Leave out all pictures. Return exactly the lines from the top of the material through the line containing "(root) at (85.5,285)".

** Source data **
----

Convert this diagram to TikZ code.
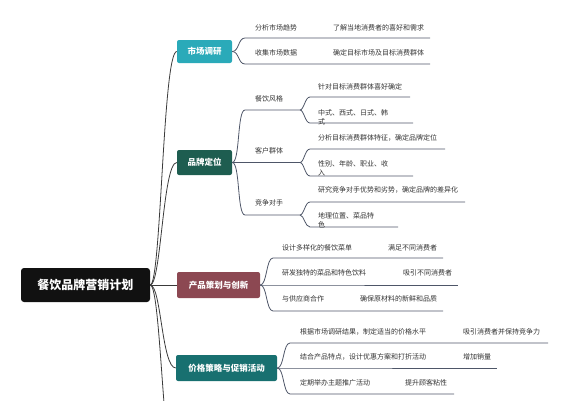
\documentclass[tikz,border=0pt]{standalone}
\usepackage{fontspec}
\setmainfont{Noto Sans CJK SC}
\definecolor{linec}{HTML}{4E5668}
\definecolor{trunkc}{HTML}{3A3A3A}
\definecolor{txtc}{HTML}{333333}
\definecolor{rootc}{HTML}{111111}
\definecolor{cA}{HTML}{2AAAB9}
\definecolor{cB}{HTML}{1E5D50}
\definecolor{cC}{HTML}{8C4852}
\definecolor{cD}{HTML}{187070}
\begin{document}
\begin{tikzpicture}[x=1pt,y=-1pt,
  conn/.style={draw=linec, line width=0.8pt},
  trunk/.style={draw=trunkc, line width=0.8pt},
  lbl/.style={anchor=west, inner sep=0pt, font=\fontsize{7}{9}\selectfont, text=txtc},
  lbltwo/.style={anchor=north west, inner sep=0pt, align=left, font=\fontsize{7}{9}\selectfont, text=txtc},
  mainbox/.style={rounded corners=2pt, text=white, font=\fontsize{8.5}{10}\bfseries\selectfont, inner sep=0pt},
]
\useasboundingbox (0,0) rectangle (568,400);
\clip (0,0) rectangle (568,400);

% root
\node[fill=rootc, rounded corners=3pt, minimum width=129pt, minimum height=34pt, inner sep=0pt,
      text=white, font=\fontsize{12}{14}\bfseries\selectfont] (root) at (85.5,285) {餐饮品牌营销计划};

% main topics
\node[mainbox, fill=cA, minimum width=55pt, minimum height=23pt] (m1) at (204.5,51.5) {市场调研};
\node[mainbox, fill=cB, minimum width=55pt, minimum height=25pt] (m2) at (204.5,162.5) {品牌定位};
\node[mainbox, fill=cC, minimum width=83pt, minimum height=26pt] (m3) at (218.5,285) {产品策划与创新};
\node[mainbox, fill=cD, minimum width=101pt, minimum height=26pt] (m4) at (226.5,368) {价格策略与促销活动};
\coordinate (m5) at (177,480);

% trunk connectors
\draw[trunk] (root.east) .. controls +(11,0) and +(-14,0) .. (m1.west);
\draw[trunk] (root.east) .. controls +(11,0) and +(-14,0) .. (m2.west);
\draw[trunk] (root.east) -- (m3.west);
\draw[trunk] (root.east) .. controls +(11,0) and +(-14,0) .. (m4.west);
\draw[trunk] (root.east) .. controls +(11,0) and +(-14,0) .. (m5);

% ---- 市场调研
\coordinate (a1) at (245,38);  \coordinate (a1e) at (430,38);
\coordinate (a2) at (245,64);  \coordinate (a2e) at (430,64);
\draw[conn] (m1.east) .. controls +(7,0) and +(-7,0) .. (a1) -- (a1e);
\draw[conn] (m1.east) .. controls +(7,0) and +(-7,0) .. (a2) -- (a2e);
\node[lbl] (a1t) at (255,28) {分析市场趋势};
\node[lbl] (a1s) at (333,28) {了解当地消费者的喜好和需求};
\node[lbl] (a2t) at (255,53) {收集市场数据};
\node[lbl] (a2s) at (333,53) {确定目标市场及目标消费群体};

% ---- 品牌定位
\coordinate (b1) at (245,110);  \coordinate (b1e) at (300,110);
\coordinate (b2) at (245,162.5);  \coordinate (b2e) at (300,162.5);
\coordinate (b3) at (245,215);  \coordinate (b3e) at (300,215);
\draw[conn] (m2.east) .. controls +(8,0) and +(-8,0) .. (b1) -- (b1e);
\draw[conn] (m2.east) -- (b2) -- (b2e);
\draw[conn] (m2.east) .. controls +(8,0) and +(-8,0) .. (b3) -- (b3e);
\node[lbl] (b1t) at (255,99) {餐饮风格};
\node[lbl] (b2t) at (255,151) {客户群体};
\node[lbl] (b3t) at (255,203) {竞争对手};

\coordinate (b11) at (310,97);  \coordinate (b11e) at (410,97);
\coordinate (b12) at (310,123); \coordinate (b12e) at (413,123);
\draw[conn] (b1e) .. controls +(4,0) and +(-5,0) .. (b11) -- (b11e);
\draw[conn] (b1e) .. controls +(4,0) and +(-5,0) .. (b12) -- (b12e);
\node[lbl] (b11t) at (318,87) {针对目标消费群体喜好确定};
\node[lbltwo] (b12t) at (318,109.2) {中式、西式、日式、韩\\式};

\coordinate (b21) at (310,149); \coordinate (b21e) at (445,149);
\coordinate (b22) at (310,176); \coordinate (b22e) at (413,176);
\draw[conn] (b2e) .. controls +(4,0) and +(-5,0) .. (b21) -- (b21e);
\draw[conn] (b2e) .. controls +(4,0) and +(-5,0) .. (b22) -- (b22e);
\node[lbl] (b21t) at (318,138) {分析目标消费群体特征，确定品牌定位};
\node[lbltwo] (b22t) at (318,160.2) {性别、年龄、职业、收\\入};

\coordinate (b31) at (310,202); \coordinate (b31e) at (465,202);
\coordinate (b32) at (310,227); \coordinate (b32e) at (398,227);
\draw[conn] (b3e) .. controls +(4,0) and +(-5,0) .. (b31) -- (b31e);
\draw[conn] (b3e) .. controls +(4,0) and +(-5,0) .. (b32) -- (b32e);
\node[lbl] (b31t) at (318,190) {研究竞争对手优势和劣势，确定品牌的差异化};
\node[lbltwo] (b32t) at (318,212.2) {地理位置、菜品特\\色};

% ---- 产品策划与创新
\coordinate (c1) at (273,258); \coordinate (c1e) at (443,258);
\coordinate (c2) at (273,285); \coordinate (c2e) at (458,285);
\coordinate (c3) at (273,311); \coordinate (c3e) at (443,311);
\draw[conn] (m3.east) .. controls +(7,0) and +(-7,0) .. (c1) -- (c1e);
\draw[conn] (m3.east) -- (c2) -- (c2e);
\draw[conn] (m3.east) .. controls +(7,0) and +(-7,0) .. (c3) -- (c3e);
\node[lbl] (c1t) at (282,248) {设计多样化的餐饮菜单};
\node[lbl] (c1s) at (388,248) {满足不同消费者};
\node[lbl] (c2t) at (282,273) {研发独特的菜品和特色饮料};
\node[lbl] (c2s) at (403,273) {吸引不同消费者};
\node[lbl] (c3t) at (282,299) {与供应商合作};
\node[lbl] (c3s) at (360,299) {确保原材料的新鲜和品质};

% ---- 价格策略与促销活动
\coordinate (d1) at (290,343); \coordinate (d1e) at (548,343);
\coordinate (d2) at (290,368); \coordinate (d2e) at (497,368);
\coordinate (d3) at (290,394); \coordinate (d3e) at (454,394);
\draw[conn] (m4.east) .. controls +(7,0) and +(-7,0) .. (d1) -- (d1e);
\draw[conn] (m4.east) -- (d2) -- (d2e);
\draw[conn] (m4.east) .. controls +(7,0) and +(-7,0) .. (d3) -- (d3e);
\node[lbl] (d1t) at (300,332) {根据市场调研结果，制定适当的价格水平};
\node[lbl] (d1s) at (463,332) {吸引消费者并保持竞争力};
\node[lbl] (d2t) at (300,357) {结合产品特点，设计优惠方案和打折活动};
\node[lbl] (d2s) at (463,357) {增加销量};
\node[lbl] (d3t) at (300,383) {定期举办主题推广活动};
\node[lbl] (d3s) at (405,383) {提升顾客粘性};
\end{tikzpicture}
\end{document}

----

** Output for this exercise **
Convert this diagram to TikZ code.
\documentclass[tikz,border=0pt]{standalone}
\usepackage{fontspec}
\setmainfont{Noto Sans CJK SC}
\definecolor{linec}{HTML}{4E5668}
\definecolor{trunkc}{HTML}{3A3A3A}
\definecolor{txtc}{HTML}{333333}
\definecolor{rootc}{HTML}{111111}
\definecolor{cA}{HTML}{2AAAB9}
\definecolor{cB}{HTML}{1E5D50}
\definecolor{cC}{HTML}{8C4852}
\definecolor{cD}{HTML}{187070}
\begin{document}
\begin{tikzpicture}[x=1pt,y=-1pt,
  conn/.style={draw=linec, line width=0.8pt},
  trunk/.style={draw=trunkc, line width=0.8pt},
  lbl/.style={anchor=west, inner sep=0pt, font=\fontsize{7}{9}\selectfont, text=txtc},
  lbltwo/.style={anchor=north west, inner sep=0pt, align=left, font=\fontsize{7}{9}\selectfont, text=txtc},
  mainbox/.style={rounded corners=2pt, text=white, font=\fontsize{8.5}{10}\bfseries\selectfont, inner sep=0pt},
]
\useasboundingbox (0,0) rectangle (568,400);
\clip (0,0) rectangle (568,400);

% root
\node[fill=rootc, rounded corners=3pt, minimum width=129pt, minimum height=34pt, inner sep=0pt,
      text=white, font=\fontsize{12}{14}\bfseries\selectfont] (root) at (85.5,285) {餐饮品牌营销计划};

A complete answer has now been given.